Why this works: The name and description are the trigger: Claude reads the description to decide when the Skill applies, so it must name the real task in the words you'd actually use. The instructions below the metadata are what Claude follows once triggered.
If you want the digest to match a template exactly, drop a second file (say example-digest.md with one finished digest) into the same folder, and add a line to the instructions: "Match the layout of example-digest.md." Resources like that are what make a Skill more than a saved prompt.
Step three: package and upload. Compress the folder into a ZIP file. In Claude, go to Settings / Customize → Skills, choose Create skill, and upload the ZIP. Toggle it on. (You'll need code execution enabled first.)
Step four: trigger it. Now open any chat and describe the task in plain words. You don't name the Skill; you just ask.
Turn these operations-sync notes into our Ops Digest. Notes: [paste the Fernway meeting notes].
Why this works: Because the Skill's description matches this request, Claude loads its instructions automatically and produces the Ops Digest in the exact house format, with no pasted instructions and no re-explaining. This is the whole payoff: the work you did once now fires on its own.
Claude recognises the task, applies your instructions, and returns the digest in Fernway's format (summary, actions table with owners and dates, risks list) without you pasting a word of formatting guidance.

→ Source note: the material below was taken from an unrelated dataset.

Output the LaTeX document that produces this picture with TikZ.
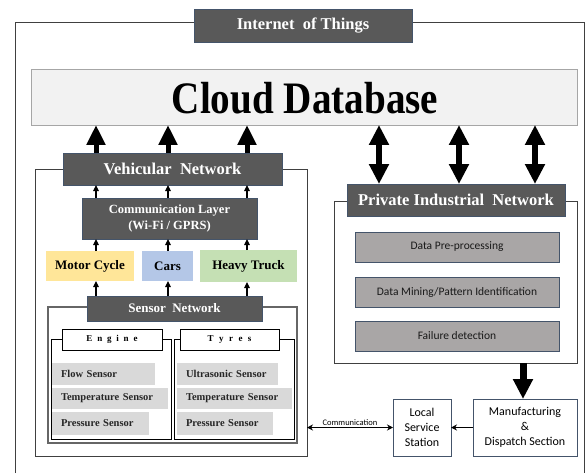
\documentclass[tikz,border=0pt]{standalone}
\usepackage{graphicx}
\usepackage{fontspec}
\setmainfont{Liberation Serif}
\newfontfamily\calibri{Carlito}
\usetikzlibrary{arrows.meta}

\definecolor{boxdark}{HTML}{595959}
\definecolor{boxedge}{HTML}{44546A}
\definecolor{cloudfill}{HTML}{F2F2F2}
\definecolor{cloudedge}{HTML}{A6A6A6}
\definecolor{mcyc}{HTML}{FFE699}
\definecolor{carfill}{HTML}{B4C7E7}
\definecolor{truckfill}{HTML}{C5E0B4}
\definecolor{itemfill}{HTML}{D9D9D9}
\definecolor{procfill}{HTML}{A9A6A6}
\definecolor{frameline}{HTML}{404040}

\newcommand{\spaced}[1]{#1}

\begin{document}
\begin{tikzpicture}[x=1pt,y=-1pt,
  every node/.style={inner sep=0pt,outer sep=0pt},
  darkbox/.style={draw=boxedge,line width=0.9pt,fill=boxdark,text=white,
    font=\bfseries},
  framebox/.style={draw=frameline,line width=0.9pt},
  sensorframe/.style={draw=gray!80!black,line width=1.4pt,double=white,double distance=0pt},
  vehbox/.style={font=\fontsize{13}{15}\selectfont\bfseries},
  itembox/.style={fill=itemfill,inner xsep=9pt,align=left,
    font=\fontsize{10.5}{12}\selectfont\bfseries,text=black!85},
  procbox/.style={draw=boxedge,line width=0.8pt,fill=procfill,
    font=\calibri\fontsize{11.5}{13}\selectfont,text=black!90},
  sitebox/.style={draw=boxedge,line width=0.8pt,fill=white,align=center,
    font=\calibri\fontsize{12}{15}\selectfont},
  subtitle/.style={draw=black,line width=0.8pt,fill=white,
    font=\fontsize{9}{10}\selectfont\bfseries},
  bigup/.style={line width=5pt,-{Triangle[width=18pt,length=20pt]}},
  bigboth/.style={line width=6pt,{Triangle[width=19pt,length=20pt]}-{Triangle[width=19pt,length=20pt]}},
  bigdown/.style={line width=7pt,-{Triangle[width=19pt,length=20pt]}},
  smallup/.style={line width=1.1pt,-{Triangle[width=5.5pt,length=6pt]}},
  thinarrow/.style={line width=1pt,-{Stealth[width=6pt,length=6pt]}},
  thinboth/.style={line width=1pt,{Stealth[width=6pt,length=6pt]}-{Stealth[width=6pt,length=6pt]}}
]
\useasboundingbox (0,0) rectangle (585,473);

% column positions of the vertical links
\coordinate (c1) at (96,0);
\coordinate (c2) at (168,0);
\coordinate (c3) at (247,0);
\coordinate (d1) at (379,0);
\coordinate (d2) at (459,0);
\coordinate (d3) at (535,0);
\coordinate (m1) at (523,0);

% outer IoT frame (open at the bottom)
\coordinate (iotbl) at (15,473);
\coordinate (iottl) at (15,22);
\coordinate (iottr) at (584,22);
\coordinate (iotbr) at (584,473);
\draw[draw=frameline,line width=0.9pt] (iotbl) -- (iottl) -- (iottr) -- (iotbr);
\node[darkbox,minimum width=218,minimum height=33,
  font=\fontsize{16.5}{18}\selectfont\bfseries] (iot) at (303,25.5) {Internet\ \ of Things};

% cloud database
\node[draw=cloudedge,line width=0.9pt,fill=cloudfill,minimum width=546,minimum height=56]
  (cloud) at (304,97) {};
\node (cloudtxt) at (305,98.5)
  {\scalebox{0.87}[1]{\fontsize{45}{45}\selectfont\bfseries Cloud Database}};

% vehicular network
\node[framebox,minimum width=272,minimum height=287] (vframe) at (171,312.5) {};
\node[darkbox,minimum width=219,minimum height=32,
  font=\fontsize{16.5}{18}\selectfont\bfseries] (veh) at (172.5,169) {Vehicular\ \ Network};
\node[darkbox,minimum width=175,minimum height=41,align=center,
  font=\fontsize{12.5}{16}\selectfont\bfseries] (comm) at (169.5,218.5)
  {Communication Layer\\(Wi-Fi / GPRS)};
\node[vehbox,fill=mcyc,minimum width=88,minimum height=30] (moto) at (90,266) {Motor Cycle};
\node[vehbox,fill=carfill,minimum width=51,minimum height=30] (cars) at (167.5,266) {Cars};
\node[vehbox,fill=truckfill,minimum width=97,minimum height=32] (truck) at (248.5,266) {Heavy Truck};

% sensor network
\node[sensorframe,minimum width=249,minimum height=136] (sframe) at (172.5,375) {};
\node[darkbox,minimum width=175,minimum height=25,
  font=\fontsize{13}{15}\selectfont\bfseries] (sens) at (174.5,308.5) {Sensor\ \ Network};

\node[framebox,draw=black,minimum width=120,minimum height=100] (engf) at (111,389) {};
\node[framebox,draw=black,minimum width=120,minimum height=100] (tyrf) at (234,389) {};
\node[subtitle,minimum width=100,minimum height=21] (engt) at (112,339.5)
  {E\kern4.8pt n\kern4.8pt g\kern4.8pt i\kern4.8pt n\kern4.8pt e};
\node[subtitle,minimum width=99,minimum height=21] (tyrt) at (229.5,339.5)
  {T\kern5.5pt y\kern5.5pt r\kern5.5pt e\kern5.5pt s};

\node[itembox,anchor=west,text width=85,minimum height=22] (eflow) at (52,374) {Flow Sensor};
\node[itembox,anchor=west,text width=98,minimum height=21] (etemp) at (52,398.5) {Temperature Sensor};
\node[itembox,anchor=west,text width=79,minimum height=23] (epres) at (52,423.5) {Pressure Sensor};
\node[itembox,anchor=west,text width=83,minimum height=22] (tultra) at (177,374) {Ultrasonic Sensor};
\node[itembox,anchor=west,text width=97,minimum height=21] (ttemp) at (177,398.5) {Temperature Sensor};
\node[itembox,anchor=west,text width=78,minimum height=23] (tpres) at (177,423.5) {Pressure Sensor};

% private industrial network
\node[framebox,minimum width=243,minimum height=162] (pframe) at (455.5,282) {};
\node[darkbox,minimum width=218,minimum height=32,
  font=\fontsize{16.5}{18}\selectfont\bfseries] (pin) at (456,200) {Private Industrial\ \ Network};
\node[procbox,minimum width=204,minimum height=30] (pre) at (457,247) {Data Pre-processing};
\node[procbox,minimum width=204,minimum height=30] (mine) at (457,292) {Data Mining/Pattern Identification};
\node[procbox,minimum width=204,minimum height=30] (fail) at (457,336) {Failure detection};

% manufacturing and service
\node[sitebox,minimum width=104,minimum height=57] (manu) at (525,427.5)
  {Manufacturing\\\&\\Dispatch Section};
\node[sitebox,minimum width=58,minimum height=57] (local) at (422,427.5)
  {Local\\Service\\Station};

% thick links to the cloud
\draw[bigup] (veh.north -| c1) -- (cloud.south -| c1);
\draw[bigup] (veh.north -| c2) -- (cloud.south -| c2);
\draw[bigup] (veh.north -| c3) -- (cloud.south -| c3);
\draw[bigboth] (cloud.south -| d1) -- (pin.north -| d1);
\draw[bigboth] (cloud.south -| d2) -- (pin.north -| d2);
\draw[bigboth] (cloud.south -| d3) -- (pin.north -| d3);
\draw[bigdown] (pframe.south -| m1) -- (manu.north -| m1);

% small links inside the vehicular network
\draw[smallup] (comm.north -| c1) -- (veh.south -| c1);
\draw[smallup] (comm.north -| c2) -- (veh.south -| c2);
\draw[smallup] (comm.north -| c3) -- (veh.south -| c3);
\draw[smallup] (moto.north -| c1) -- (comm.south -| c1);
\draw[smallup] (cars.north -| c2) -- (comm.south -| c2);
\draw[smallup] (truck.north -| c3) -- (comm.south -| c3);
\draw[smallup] (sens.north -| c1) -- (moto.south -| c1);
\draw[smallup] (sens.north -| c2) -- (cars.south -| c2);
\draw[smallup] (sens.north -| c3) -- (truck.south -| c3);

% service links
\draw[thinarrow] (manu.west) -- (local.west -| local.east);
\draw[thinboth] (vframe.east |- local.west) -- node[above=2pt,
  font=\calibri\fontsize{8.5}{9}\selectfont] (commlbl) {Communication} (local.west);
\end{tikzpicture}
\end{document}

The output looks and reads the same every week, because the instructions are fixed in the Skill rather than retyped from memory.
Skill, Project, or prompt?
These three tools overlap, so the choice is worth naming. A prompt is right for a one-off. Project instructions are right when a whole strand of work shares context and reference files; the onboarding Project from Level 2 is the model. A Skill is right when a specific, repeatable task needs the same method every time, and you want it to fire across all your chats and Projects, not just one. Many people use all three together: a Project for the onboarding work, with the Ops Digest Skill available inside it whenever notes need formatting.
Try it now
Common mistakes
- A vague description that never fires. If the description doesn't name the task in the words you actually type, Claude won't know the Skill is relevant and it just sits there unused. Write the description around real requests, not an abstract summary.
- Putting confidential data inside the Skill. A Skill's files travel with it, and may be shared across an organisation. Keep templates and instructions generic; feed the real data in the chat, not baked into the Skill.
- Building a Skill for a one-off. If you'll do the task once, a prompt is faster. Skills earn their setup only on repeated work.
- Over-trusting the output because it's "automated". A Skill makes the format reliable, not the facts. It will still lift a wrong figure from messy notes, mis-assign an owner, or format a hallucinated action just as neatly as a real one. The consistency is disarming precisely because it looks finished. Read every digest against the source notes before it goes to a manager. The Skill guarantees the shape, never the truth of what's in it.
Keeping current
Skills are a fast-moving area. How you package them, where you upload them, and which plans include what will change. The idea is durable: instructions plus resources, bundled and triggered automatically. For the current mechanics see the Skills help article, the how-to-create-a-Skill guide, and the Claude release notes. Anthropic also publishes example Skills on its public Skills repository. Accurate as of 13 July 2026.